Amazon is adding Alexa to its music streaming app, a stealth move that means it will take on voice assistant rivals Apple and Google on their very own devices.
Instead of using a traditional search box and typing in song titles, users will now be able to ask for them on the Amazon Music app on Apple's iPhones and iPads, as well as Android smartphones.
But as well as searching for a favourite song, it is understood it will add full Alexa functionality to smartphones for the first time outside of the US. That means questions such as "what's the weather" can be found from phones in the same way as you currently can on the Amazon Echo, Fire tablet and other devices,
Apple's iPhone comes with the built-in Siri voice assistant, while Google Assistant is available on Android phones, both of which can offer weather forecasts and more when asked. Samsung has also stepped into the voice assistant fray with Bixby, which is built into its latest handsets.
Users will tap a button to trigger Alexa before speaking to the Amazon Music app. The streaming service rivals Spotify and Apple Music. It launched in the UK last year - the latest Alexa integration is being pitched as a push for the streaming service.
Paul Firth, the UK head of digital music at Amazon, told City A.M. Amazon is "very pleased" with how well the service is doing, adding that it's "ahead of where we expected to be". The tech giant does not release user numbers, but according to music industry analyst Mark Mulligan it is now the third largest subscription service in the world behind Spotify and Apple.

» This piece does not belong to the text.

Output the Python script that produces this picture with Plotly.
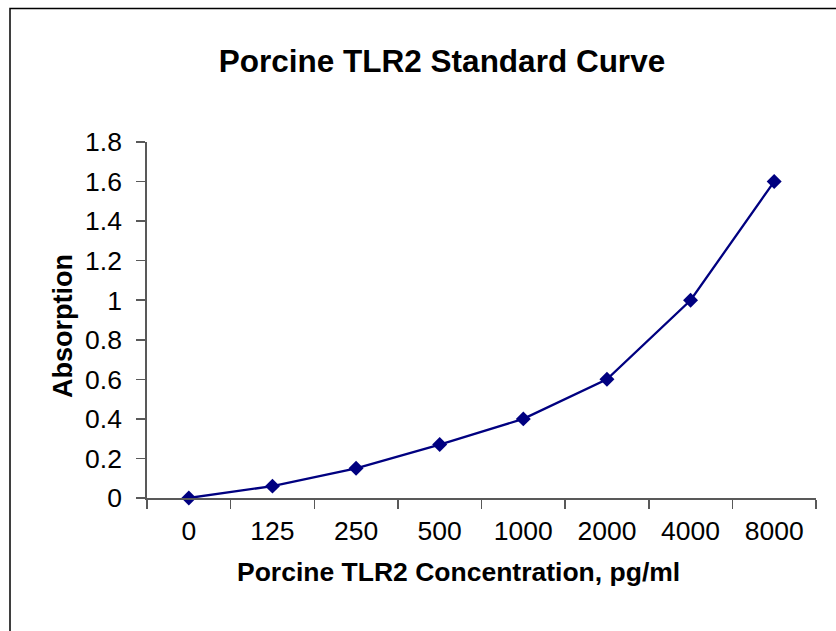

Alexa will also let users search in new ways not typically available via typing, responding to phrases such as "play the latest song from Foo Fighters" or "play Oasis songs from 1995". Commands informed by how people interact with playing music via the Echo are "a more natural way to search", said Firth.
He added that he was confident Alexa on smartphones will be used outside the confines of the home, and even among people on the commute listening on headphones, as voice assistant use grows and becomes the norm.